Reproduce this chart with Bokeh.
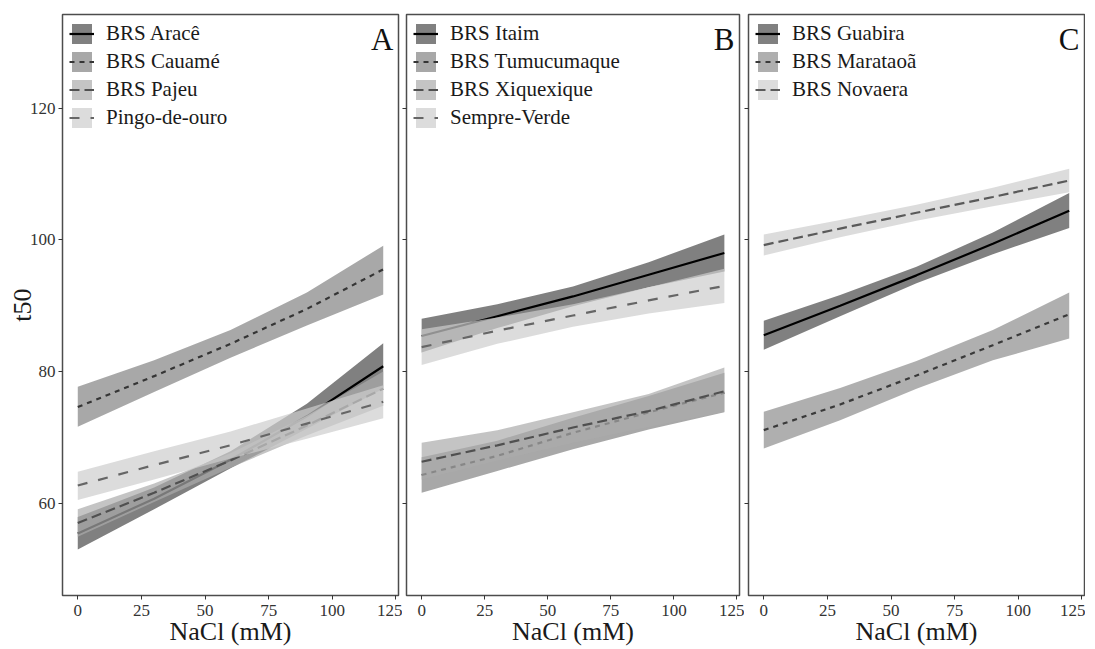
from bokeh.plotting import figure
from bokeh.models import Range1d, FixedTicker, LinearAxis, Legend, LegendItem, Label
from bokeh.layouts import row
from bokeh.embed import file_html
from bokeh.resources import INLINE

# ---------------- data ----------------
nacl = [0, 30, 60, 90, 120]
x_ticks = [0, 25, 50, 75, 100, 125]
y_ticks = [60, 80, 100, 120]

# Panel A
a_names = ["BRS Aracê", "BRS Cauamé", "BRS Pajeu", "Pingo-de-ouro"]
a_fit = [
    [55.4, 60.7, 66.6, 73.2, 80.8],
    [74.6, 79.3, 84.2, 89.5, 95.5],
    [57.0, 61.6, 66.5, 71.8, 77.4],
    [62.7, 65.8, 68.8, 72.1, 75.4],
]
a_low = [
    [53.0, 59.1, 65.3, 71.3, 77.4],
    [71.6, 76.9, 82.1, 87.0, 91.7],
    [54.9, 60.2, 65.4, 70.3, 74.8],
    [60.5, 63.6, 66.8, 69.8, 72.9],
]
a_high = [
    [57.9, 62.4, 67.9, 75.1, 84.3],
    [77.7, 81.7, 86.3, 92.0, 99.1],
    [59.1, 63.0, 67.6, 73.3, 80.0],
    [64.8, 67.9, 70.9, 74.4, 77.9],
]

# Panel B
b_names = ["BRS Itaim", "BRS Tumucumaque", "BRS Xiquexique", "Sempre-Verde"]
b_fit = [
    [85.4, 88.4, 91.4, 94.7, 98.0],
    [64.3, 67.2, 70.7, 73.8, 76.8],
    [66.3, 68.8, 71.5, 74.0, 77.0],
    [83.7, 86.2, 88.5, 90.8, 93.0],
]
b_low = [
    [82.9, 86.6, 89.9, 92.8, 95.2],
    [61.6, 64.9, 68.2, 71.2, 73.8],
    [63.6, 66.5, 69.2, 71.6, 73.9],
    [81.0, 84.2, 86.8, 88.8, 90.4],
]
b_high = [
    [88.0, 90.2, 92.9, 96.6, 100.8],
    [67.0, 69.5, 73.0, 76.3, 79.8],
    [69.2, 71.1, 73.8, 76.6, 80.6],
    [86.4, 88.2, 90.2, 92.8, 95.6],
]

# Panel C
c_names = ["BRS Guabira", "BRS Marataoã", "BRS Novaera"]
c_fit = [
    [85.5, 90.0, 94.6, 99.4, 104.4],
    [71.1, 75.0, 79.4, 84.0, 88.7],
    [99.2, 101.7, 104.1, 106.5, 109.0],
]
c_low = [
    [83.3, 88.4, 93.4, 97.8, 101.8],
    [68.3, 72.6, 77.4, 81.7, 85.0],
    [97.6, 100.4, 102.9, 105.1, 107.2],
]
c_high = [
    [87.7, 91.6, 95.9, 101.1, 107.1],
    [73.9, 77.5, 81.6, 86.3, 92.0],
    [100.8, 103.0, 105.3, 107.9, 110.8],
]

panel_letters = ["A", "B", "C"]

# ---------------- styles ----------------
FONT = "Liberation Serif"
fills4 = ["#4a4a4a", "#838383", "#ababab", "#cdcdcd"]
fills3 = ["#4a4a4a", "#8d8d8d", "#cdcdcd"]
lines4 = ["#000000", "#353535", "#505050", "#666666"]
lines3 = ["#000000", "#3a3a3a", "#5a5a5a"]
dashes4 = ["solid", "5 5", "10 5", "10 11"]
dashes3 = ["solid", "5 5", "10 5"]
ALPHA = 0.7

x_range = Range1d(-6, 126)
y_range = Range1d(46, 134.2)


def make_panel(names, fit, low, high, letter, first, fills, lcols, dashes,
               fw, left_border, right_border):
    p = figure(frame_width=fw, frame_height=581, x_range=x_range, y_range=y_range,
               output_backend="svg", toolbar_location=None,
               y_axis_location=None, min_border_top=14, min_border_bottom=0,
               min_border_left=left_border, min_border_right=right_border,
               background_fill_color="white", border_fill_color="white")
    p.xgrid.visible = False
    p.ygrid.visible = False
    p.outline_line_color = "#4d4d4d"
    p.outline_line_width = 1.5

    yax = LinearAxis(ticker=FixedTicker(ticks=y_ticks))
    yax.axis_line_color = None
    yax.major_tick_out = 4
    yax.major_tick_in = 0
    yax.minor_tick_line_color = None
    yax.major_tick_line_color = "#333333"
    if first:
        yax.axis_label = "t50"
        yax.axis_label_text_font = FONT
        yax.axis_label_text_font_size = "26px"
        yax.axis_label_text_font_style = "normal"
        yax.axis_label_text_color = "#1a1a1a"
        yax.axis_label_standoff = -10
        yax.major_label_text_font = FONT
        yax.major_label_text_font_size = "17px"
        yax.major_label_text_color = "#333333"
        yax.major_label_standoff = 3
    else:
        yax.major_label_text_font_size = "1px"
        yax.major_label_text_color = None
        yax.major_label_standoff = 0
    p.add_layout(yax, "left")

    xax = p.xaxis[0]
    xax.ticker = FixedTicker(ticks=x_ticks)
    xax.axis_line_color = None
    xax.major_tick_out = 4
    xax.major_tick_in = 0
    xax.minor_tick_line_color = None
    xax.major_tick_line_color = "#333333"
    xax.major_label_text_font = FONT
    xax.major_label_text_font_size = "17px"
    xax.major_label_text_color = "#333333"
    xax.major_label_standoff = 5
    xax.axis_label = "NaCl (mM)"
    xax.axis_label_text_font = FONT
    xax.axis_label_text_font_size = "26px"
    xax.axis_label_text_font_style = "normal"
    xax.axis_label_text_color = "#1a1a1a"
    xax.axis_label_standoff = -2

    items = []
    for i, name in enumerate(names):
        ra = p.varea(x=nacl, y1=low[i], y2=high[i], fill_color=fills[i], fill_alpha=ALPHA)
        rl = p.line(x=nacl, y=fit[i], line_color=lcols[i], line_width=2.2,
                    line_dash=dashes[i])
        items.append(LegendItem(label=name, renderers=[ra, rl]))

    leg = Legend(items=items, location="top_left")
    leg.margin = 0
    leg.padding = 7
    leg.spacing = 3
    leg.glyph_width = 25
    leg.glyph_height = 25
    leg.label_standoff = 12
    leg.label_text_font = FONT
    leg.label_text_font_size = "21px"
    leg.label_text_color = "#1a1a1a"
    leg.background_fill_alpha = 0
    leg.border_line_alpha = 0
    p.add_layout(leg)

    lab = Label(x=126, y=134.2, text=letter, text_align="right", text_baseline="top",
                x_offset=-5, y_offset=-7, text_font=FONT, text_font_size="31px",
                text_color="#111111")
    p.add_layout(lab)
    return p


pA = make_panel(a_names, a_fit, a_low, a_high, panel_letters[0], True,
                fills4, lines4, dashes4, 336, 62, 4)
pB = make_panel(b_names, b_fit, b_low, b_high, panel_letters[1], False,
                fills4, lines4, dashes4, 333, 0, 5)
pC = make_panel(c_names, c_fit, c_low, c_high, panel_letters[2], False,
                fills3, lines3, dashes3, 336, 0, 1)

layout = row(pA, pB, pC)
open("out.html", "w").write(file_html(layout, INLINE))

Short task :: Would you set down the listing exactly, omitting pictures?

Answer for this exercise ::
Reproduce this chart with Bokeh.
from bokeh.plotting import figure
from bokeh.models import Range1d, FixedTicker, LinearAxis, Legend, LegendItem, Label
from bokeh.layouts import row
from bokeh.embed import file_html
from bokeh.resources import INLINE

# ---------------- data ----------------
nacl = [0, 30, 60, 90, 120]
x_ticks = [0, 25, 50, 75, 100, 125]
y_ticks = [60, 80, 100, 120]

# Panel A
a_names = ["BRS Aracê", "BRS Cauamé", "BRS Pajeu", "Pingo-de-ouro"]
a_fit = [
    [55.4, 60.7, 66.6, 73.2, 80.8],
    [74.6, 79.3, 84.2, 89.5, 95.5],
    [57.0, 61.6, 66.5, 71.8, 77.4],
    [62.7, 65.8, 68.8, 72.1, 75.4],
]
a_low = [
    [53.0, 59.1, 65.3, 71.3, 77.4],
    [71.6, 76.9, 82.1, 87.0, 91.7],
    [54.9, 60.2, 65.4, 70.3, 74.8],
    [60.5, 63.6, 66.8, 69.8, 72.9],
]
a_high = [
    [57.9, 62.4, 67.9, 75.1, 84.3],
    [77.7, 81.7, 86.3, 92.0, 99.1],
    [59.1, 63.0, 67.6, 73.3, 80.0],
    [64.8, 67.9, 70.9, 74.4, 77.9],
]

# Panel B
b_names = ["BRS Itaim", "BRS Tumucumaque", "BRS Xiquexique", "Sempre-Verde"]
b_fit = [
    [85.4, 88.4, 91.4, 94.7, 98.0],
    [64.3, 67.2, 70.7, 73.8, 76.8],
    [66.3, 68.8, 71.5, 74.0, 77.0],
    [83.7, 86.2, 88.5, 90.8, 93.0],
]
b_low = [
    [82.9, 86.6, 89.9, 92.8, 95.2],
    [61.6, 64.9, 68.2, 71.2, 73.8],
    [63.6, 66.5, 69.2, 71.6, 73.9],
    [81.0, 84.2, 86.8, 88.8, 90.4],
]
b_high = [
    [88.0, 90.2, 92.9, 96.6, 100.8],
    [67.0, 69.5, 73.0, 76.3, 79.8],
    [69.2, 71.1, 73.8, 76.6, 80.6],
    [86.4, 88.2, 90.2, 92.8, 95.6],
]

# Panel C
c_names = ["BRS Guabira", "BRS Marataoã", "BRS Novaera"]
c_fit = [
    [85.5, 90.0, 94.6, 99.4, 104.4],
    [71.1, 75.0, 79.4, 84.0, 88.7],
    [99.2, 101.7, 104.1, 106.5, 109.0],
]
c_low = [
    [83.3, 88.4, 93.4, 97.8, 101.8],
    [68.3, 72.6, 77.4, 81.7, 85.0],
    [97.6, 100.4, 102.9, 105.1, 107.2],
]
c_high = [
    [87.7, 91.6, 95.9, 101.1, 107.1],
    [73.9, 77.5, 81.6, 86.3, 92.0],
    [100.8, 103.0, 105.3, 107.9, 110.8],
]

panel_letters = ["A", "B", "C"]

# ---------------- styles ----------------
FONT = "Liberation Serif"
fills4 = ["#4a4a4a", "#838383", "#ababab", "#cdcdcd"]
fills3 = ["#4a4a4a", "#8d8d8d", "#cdcdcd"]
lines4 = ["#000000", "#353535", "#505050", "#666666"]
lines3 = ["#000000", "#3a3a3a", "#5a5a5a"]
dashes4 = ["solid", "5 5", "10 5", "10 11"]
dashes3 = ["solid", "5 5", "10 5"]
ALPHA = 0.7

x_range = Range1d(-6, 126)
y_range = Range1d(46, 134.2)


def make_panel(names, fit, low, high, letter, first, fills, lcols, dashes,
               fw, left_border, right_border):
    p = figure(frame_width=fw, frame_height=581, x_range=x_range, y_range=y_range,
               output_backend="svg", toolbar_location=None,
               y_axis_location=None, min_border_top=14, min_border_bottom=0,
               min_border_left=left_border, min_border_right=right_border,
               background_fill_color="white", border_fill_color="white")
    p.xgrid.visible = False
    p.ygrid.visible = False
    p.outline_line_color = "#4d4d4d"
    p.outline_line_width = 1.5

    yax = LinearAxis(ticker=FixedTicker(ticks=y_ticks))
    yax.axis_line_color = None
    yax.major_tick_out = 4
    yax.major_tick_in = 0
    yax.minor_tick_line_color = None
    yax.major_tick_line_color = "#333333"
    if first:
        yax.axis_label = "t50"
        yax.axis_label_text_font = FONT
        yax.axis_label_text_font_size = "26px"
        yax.axis_label_text_font_style = "normal"
        yax.axis_label_text_color = "#1a1a1a"
        yax.axis_label_standoff = -10
        yax.major_label_text_font = FONT
        yax.major_label_text_font_size = "17px"
        yax.major_label_text_color = "#333333"
        yax.major_label_standoff = 3
    else:
        yax.major_label_text_font_size = "1px"
        yax.major_label_text_color = None
        yax.major_label_standoff = 0
    p.add_layout(yax, "left")

    xax = p.xaxis[0]
    xax.ticker = FixedTicker(ticks=x_ticks)
    xax.axis_line_color = None
    xax.major_tick_out = 4
    xax.major_tick_in = 0
    xax.minor_tick_line_color = None
    xax.major_tick_line_color = "#333333"
    xax.major_label_text_font = FONT
    xax.major_label_text_font_size = "17px"
    xax.major_label_text_color = "#333333"
    xax.major_label_standoff = 5
    xax.axis_label = "NaCl (mM)"
    xax.axis_label_text_font = FONT
    xax.axis_label_text_font_size = "26px"
    xax.axis_label_text_font_style = "normal"
    xax.axis_label_text_color = "#1a1a1a"
    xax.axis_label_standoff = -2

    items = []
    for i, name in enumerate(names):
        ra = p.varea(x=nacl, y1=low[i], y2=high[i], fill_color=fills[i], fill_alpha=ALPHA)
        rl = p.line(x=nacl, y=fit[i], line_color=lcols[i], line_width=2.2,
                    line_dash=dashes[i])
        items.append(LegendItem(label=name, renderers=[ra, rl]))

    leg = Legend(items=items, location="top_left")
    leg.margin = 0
    leg.padding = 7
    leg.spacing = 3
    leg.glyph_width = 25
    leg.glyph_height = 25
    leg.label_standoff = 12
    leg.label_text_font = FONT
    leg.label_text_font_size = "21px"
    leg.label_text_color = "#1a1a1a"
    leg.background_fill_alpha = 0
    leg.border_line_alpha = 0
    p.add_layout(leg)

    lab = Label(x=126, y=134.2, text=letter, text_align="right", text_baseline="top",
                x_offset=-5, y_offset=-7, text_font=FONT, text_font_size="31px",
                text_color="#111111")
    p.add_layout(lab)
    return p


pA = make_panel(a_names, a_fit, a_low, a_high, panel_letters[0], True,
                fills4, lines4, dashes4, 336, 62, 4)
pB = make_panel(b_names, b_fit, b_low, b_high, panel_letters[1], False,
                fills4, lines4, dashes4, 333, 0, 5)
pC = make_panel(c_names, c_fit, c_low, c_high, panel_letters[2], False,
                fills3, lines3, dashes3, 336, 0, 1)

layout = row(pA, pB, pC)
open("out.html", "w").write(file_html(layout, INLINE))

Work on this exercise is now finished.